RULE #4 – Know Your Reputation
Right or wrong, a good or bad reputation will play a role in any organization’s ability to do business. In short, your reputation matters. And, ultimately, this is probably the hardest rule for organizations to follow. When an organization’s image is threatened, executives often become distracted with arguing about who is right and wrong versus trying to figure out how the organization’s reputation may influence the outcome.
We saw this at Target, but we learned from it.
The influence of our reputation came to light after our highly publicized proxy contest in 2009. It was then we discovered how our superior reputation with our long-term investors secured votes in our favor.

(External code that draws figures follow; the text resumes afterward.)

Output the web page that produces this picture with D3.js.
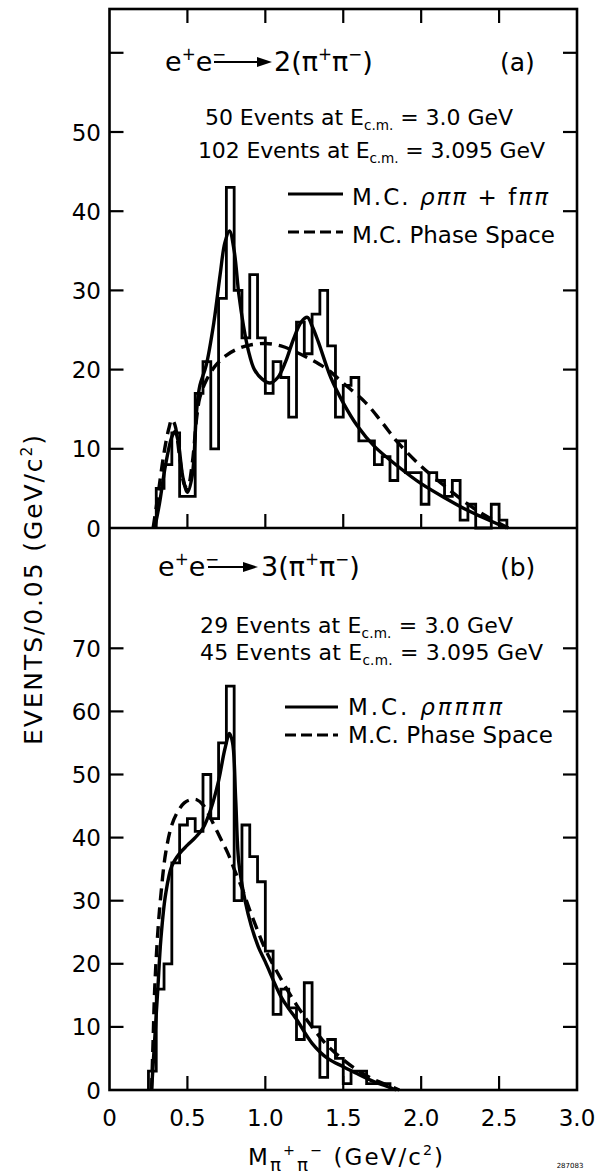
<!DOCTYPE html>
<html><head><meta charset="utf-8">
<script src="https://cdn.jsdelivr.net/npm/d3@7"></script>
<style>
body{margin:0;background:#fff}
svg{display:block}
text{font-family:"DejaVu Sans",sans-serif;fill:#000}
</style>
</head><body>
<svg id="c" width="603" height="1176"></svg>
<script>
// ---------- data ----------
const xTicks = [0.5, 1.0, 1.5, 2.0, 2.5];
const xTickLabels = ["0", "0.5", "1.0", "1.5", "2.0", "2.5", "3.0"];
const xTickLabelValues = [0, 0.5, 1.0, 1.5, 2.0, 2.5, 3.0];
const yTicksA = [10, 20, 30, 40, 50, 60];
const yLabelsA = [0, 10, 20, 30, 40, 50];
const yTicksB = [10, 20, 30, 40, 50, 60, 70];
const yLabelsB = [0, 10, 20, 30, 40, 50, 60, 70];
const binWidth = 0.05;

// panel (a) histogram, bins of 0.05 GeV starting at 0.30
const histAStart = 0.30;
const histA = [5, 8, 12, 4, 4, 17, 21, 10, 29, 43, 30, 24, 32, 24, 17, 21, 19, 14, 26, 22,
               27, 30, 23, 14, 18, 19, 11, 11, 8, 9, 6, 11, 7, 7, 3, 7, 6, 4, 6, 1,
               3, 0, 0, 3, 1];
// panel (b) histogram, bins of 0.05 GeV starting at 0.25
const histBStart = 0.25;
const histB = [3, 16, 20, 36, 42, 43, 41, 50, 43, 55, 64, 30, 42, 37, 33, 22, 12, 16, 13, 8,
               17, 10, 2, 8, 5, 1, 3, 3, 1, 1, 1];

// Monte Carlo curves  [mass, events]
const curveASolid = [[0.29,0],[0.32,3],[0.36,8],[0.40,11.5],[0.42,12.2],[0.44,11],[0.47,6.5],[0.50,4.5],
  [0.53,6.5],[0.56,15],[0.58,18],[0.62,20.5],[0.67,26],[0.71,32],[0.74,36],[0.77,37.5],[0.80,35],
  [0.83,29.5],[0.86,25.5],[0.89,22.5],[0.93,20],[0.98,18.8],[1.03,18.3],[1.08,19],[1.13,21],[1.18,23.8],
  [1.23,26],[1.27,26.6],[1.30,25.5],[1.34,23.5],[1.42,19],[1.50,15.8],[1.59,12.9],[1.70,10.3],[1.85,7.8],
  [2.00,5.6],[2.17,3.6],[2.30,2.2],[2.40,1.3],[2.48,0.6],[2.55,0]];
const curveADashed = [[0.28,0],[0.31,4],[0.35,9.5],[0.38,12.5],[0.40,13.7],[0.42,13],[0.45,9],[0.48,5.5],
  [0.50,5],[0.53,8],[0.56,14],[0.58,16.5],[0.62,18.6],[0.68,20.5],[0.75,21.8],[0.82,22.6],[0.90,23.1],
  [1.00,23.3],[1.10,23],[1.20,22.2],[1.30,21.2],[1.40,20],[1.50,18.3],[1.64,15.9],[1.75,13.3],[1.85,10.8],
  [2.00,7.8],[2.17,5],[2.30,3],[2.40,1.7],[2.50,0.6],[2.56,0]];
const curveBSolid = [[0.27,0],[0.29,8],[0.31,16],[0.33,24],[0.36,31],[0.40,35.5],[0.45,37.5],[0.50,38.8],
  [0.55,40],[0.60,41.5],[0.65,44.5],[0.70,49],[0.74,54],[0.77,56.5],[0.79,55],[0.81,46],[0.83,36],
  [0.87,30],[0.91,26],[0.955,22.7],[1.00,20.3],[1.10,14.8],[1.15,12.9],[1.20,11.2],[1.30,7.4],[1.40,5.0],
  [1.50,3.7],[1.58,2.7],[1.70,1.3],[1.80,0.4],[1.84,0]];
const curveBDashed = [[0.27,0],[0.28,8],[0.29,16],[0.31,25],[0.33,31],[0.36,37.5],[0.40,42],[0.44,44.2],
  [0.48,45.5],[0.52,46],[0.56,46],[0.60,45.2],[0.64,43.5],[0.68,41.5],[0.72,39.5],[0.76,37.5],[0.80,35],
  [0.85,32],[0.90,28.5],[0.95,25.3],[1.00,22.3],[1.08,18.5],[1.20,13.5],[1.30,10],[1.40,7],[1.50,4.8],
  [1.60,3],[1.70,1.6],[1.80,0.6],[1.86,0]];

// ---------- layout ----------
const svg = d3.select("#c");
svg.append("rect").attr("width",603).attr("height",1176).attr("fill","#fff");
const X0 = 109.5, X1 = 577, YTOP = 9, YMID = 528, YBOT = 1090;
const x = d3.scaleLinear().domain([0, 3]).range([X0, X1]);
const yA = d3.scaleLinear().domain([0, (YMID - YTOP) / 7.92]).range([YMID, YTOP]);
const yB = d3.scaleLinear().domain([0, (YBOT - YMID) / 6.31]).range([YBOT, YMID]);
const TL = 14;

// frame
const g = svg.append("g").attr("stroke","#000").attr("fill","none");
g.append("rect").attr("x",X0).attr("y",YTOP).attr("width",X1-X0).attr("height",YBOT-YTOP).attr("stroke-width",2.6);
g.append("line").attr("x1",X0).attr("x2",X1).attr("y1",YMID).attr("y2",YMID).attr("stroke-width",2.6);

// ticks
function yTicks(scale, ticks){
  ticks.forEach(t=>{
    const yy = scale(t);
    g.append("line").attr("x1",X0).attr("x2",X0+TL).attr("y1",yy).attr("y2",yy).attr("stroke-width",2.2);
    g.append("line").attr("x1",X1-TL).attr("x2",X1).attr("y1",yy).attr("y2",yy).attr("stroke-width",2.2);
  });
}
yTicks(yA, yTicksA);
yTicks(yB, yTicksB);
xTicks.forEach(t=>{
  const xx = x(t);
  g.append("line").attr("x1",xx).attr("x2",xx).attr("y1",YTOP).attr("y2",YTOP+TL).attr("stroke-width",2.2);
  g.append("line").attr("x1",xx).attr("x2",xx).attr("y1",YMID).attr("y2",YMID-TL).attr("stroke-width",2.2);
  g.append("line").attr("x1",xx).attr("x2",xx).attr("y1",YBOT).attr("y2",YBOT-TL).attr("stroke-width",2.2);
});

// tick labels
const lab = svg.append("g").attr("font-size",23);
yLabelsA.forEach(t=>lab.append("text").attr("x",101).attr("y",yA(t)+8.5).attr("text-anchor","end").text(t));
yLabelsB.forEach(t=>lab.append("text").attr("x",101).attr("y",yB(t)+8.5).attr("text-anchor","end").text(t));
xTickLabelValues.forEach((t,i)=>lab.append("text").attr("x",x(t)).attr("y",YBOT+36).attr("text-anchor","middle").text(xTickLabels[i]));

// histograms
function hist(start, vals, yS){
  const pts = [[start,0]];
  vals.forEach((v,i)=>pts.push([start+i*binWidth, v]));
  pts.push([start+vals.length*binWidth, 0]);
  const line = d3.line().x(d=>x(d[0])).y(d=>yS(d[1])).curve(d3.curveStepAfter);
  svg.append("path").attr("d", line(pts)).attr("fill","none").attr("stroke","#000")
     .attr("stroke-width",2.8).attr("stroke-linejoin","miter");
}
hist(histAStart, histA, yA);
hist(histBStart, histB, yB);

// curves
function curve(data, yS, dashed){
  const line = d3.line().x(d=>x(d[0])).y(d=>yS(d[1])).curve(d3.curveCatmullRom.alpha(0.5));
  const p = svg.append("path").attr("d", line(data)).attr("fill","none").attr("stroke","#000")
     .attr("stroke-width",3.4).attr("stroke-linecap","butt");
  if (dashed) p.attr("stroke-dasharray","12,7");
}
curve(curveASolid, yA, false);
curve(curveADashed, yA, true);
curve(curveBSolid, yB, false);
curve(curveBDashed, yB, true);

// rich text helper
function rich(xp, yp, size, parts, opts){
  opts = opts || {};
  const t = svg.append("text").attr("x",xp).attr("y",yp).attr("font-size",size);
  if (opts.anchor) t.attr("text-anchor",opts.anchor);
  if (opts.len) t.attr("textLength",opts.len).attr("lengthAdjust","spacing");
  let shift = 0;
  parts.forEach(p=>{
    const s = t.append("tspan").text(p.t);
    let target = 0;
    const r = p.r || 0.62;
    if (p.sup) { s.attr("font-size", size*r); target = -size*0.42; }
    if (p.sub) { s.attr("font-size", size*r); target = size*(p.down||0.22); }
    if (p.it) s.attr("font-style","italic");
    s.attr("dy", target - shift);
    shift = target;
  });
  return t;
}
function arrow(xa, xb, yy){
  svg.append("line").attr("x1",xa).attr("x2",xb-8).attr("y1",yy).attr("y2",yy).attr("stroke","#000").attr("stroke-width",2.2);
  svg.append("path").attr("d",`M${xb},${yy} L${xb-15},${yy-5} L${xb-15},${yy+5} Z`).attr("fill","#000");
}

// panel (a) annotations
rich(165, 71, 27, [{t:"e"},{t:"+",sup:1},{t:"e"},{t:"−",sup:1}]);
arrow(214, 272, 62);
rich(274, 71, 27, [{t:"2(π"},{t:"+",sup:1},{t:"π"},{t:"−",sup:1},{t:")"}]);
rich(500, 71, 25, [{t:"(a)"}]);
rich(205, 125, 22, [{t:"50 Events at E"},{t:"c.m.",sub:1},{t:" = 3.0 GeV"}], {len:308});
rich(198, 158, 22, [{t:"102 Events at E"},{t:"c.m.",sub:1},{t:" = 3.095 GeV"}], {len:347});
svg.append("line").attr("x1",288).attr("x2",343).attr("y1",194).attr("y2",194).attr("stroke","#000").attr("stroke-width",3);
rich(352, 205, 23, [{t:"M.C. "},{t:"ρππ",it:1},{t:" + f"},{t:"ππ",it:1}], {len:196});
svg.append("line").attr("x1",288).attr("x2",343).attr("y1",232).attr("y2",232).attr("stroke","#000").attr("stroke-width",3).attr("stroke-dasharray","11,5");
rich(352, 243, 23, [{t:"M.C. Phase Space"}], {len:203});

// panel (b) annotations
rich(158, 576, 27, [{t:"e"},{t:"+",sup:1},{t:"e"},{t:"−",sup:1}]);
arrow(208, 258, 567);
rich(261, 576, 27, [{t:"3(π"},{t:"+",sup:1},{t:"π"},{t:"−",sup:1},{t:")"}]);
rich(500, 576, 25, [{t:"(b)"}]);
rich(200, 633, 22, [{t:"29 Events at E"},{t:"c.m.",sub:1},{t:" = 3.0 GeV"}], {len:313});
rich(200, 660, 22, [{t:"45 Events at E"},{t:"c.m.",sub:1},{t:" = 3.095 GeV"}], {len:343});
svg.append("line").attr("x1",285).attr("x2",338).attr("y1",707).attr("y2",707).attr("stroke","#000").attr("stroke-width",3);
rich(348, 715, 23, [{t:"M.C. "},{t:"ρππππ",it:1}], {len:154});
svg.append("line").attr("x1",285).attr("x2",338).attr("y1",735).attr("y2",735).attr("stroke","#000").attr("stroke-width",3).attr("stroke-dasharray","11,5");
rich(348, 743, 23, [{t:"M.C. Phase Space"}], {len:205});

// axis titles
rich(248, 1165, 23, [{t:"M"},{t:"π",sub:1,r:0.8,down:0.25},{t:"+",sup:1},{t:"π",sub:1,r:0.8,down:0.25},{t:"−",sup:1},{t:"  (GeV/c"},{t:"2",sup:1},{t:")"}], {len:195});
const yt = rich(0, 0, 25, [{t:"EVENTS/0.05 (GeV/c"},{t:"2",sup:1},{t:")"}], {anchor:"middle", len:310});
yt.attr("transform","translate(42,590) rotate(-90)");
svg.append("text").attr("x",570).attr("y",1168).attr("font-size",7).attr("text-anchor","middle").text("287083");
</script>
</body></html>
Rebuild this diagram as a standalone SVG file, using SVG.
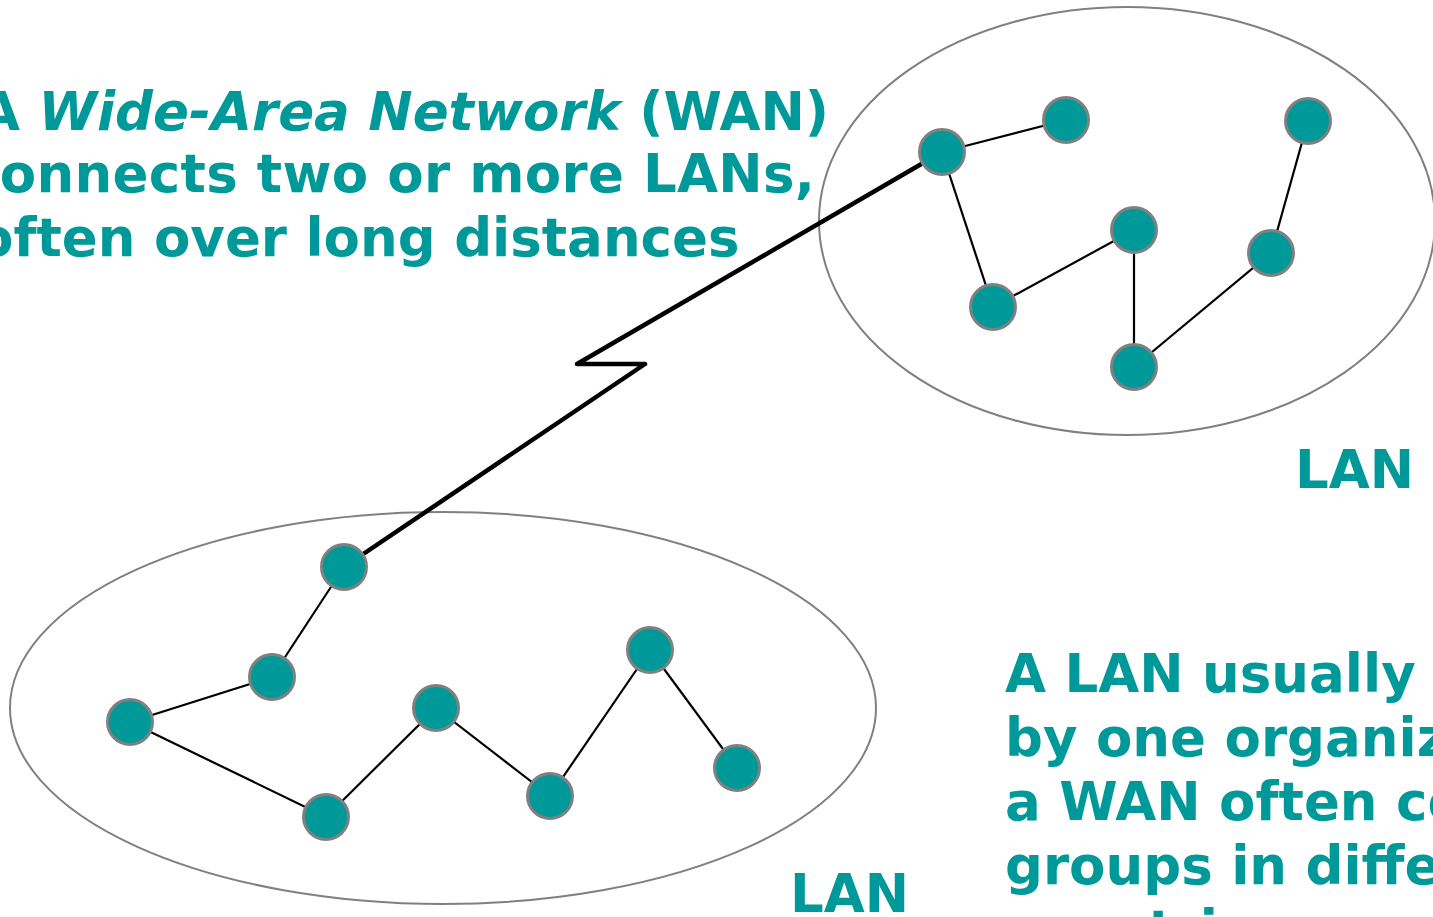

And rather than rest on the laurels that performance had afforded us, we immediately sought to understand the specific drivers of our reputation across stakeholders and then developed specific reputation-based strategies, and we continue this practice to this day.
Learning your organization’s true reputation is difficult. It often requires confronting uncomfortable issues and asking tough questions. But if you do, it’ll be worth it because you’ll know what influence it’ll have in nearly every issue you face.
Starting Now
The good news is you can use these rules starting now—it’s never too late. Starting now will help guide your organization in the radically transparent era we now live in and, hopefully, help identify vulnerabilities, avoid surprises, and prepare your organization for the day it becomes the subject of scrutiny. But these rules are only the beginning. Every organization needs to find their “higher ground of stewardship,” and, more importantly, ask themselves if they are planning to be Here for Good.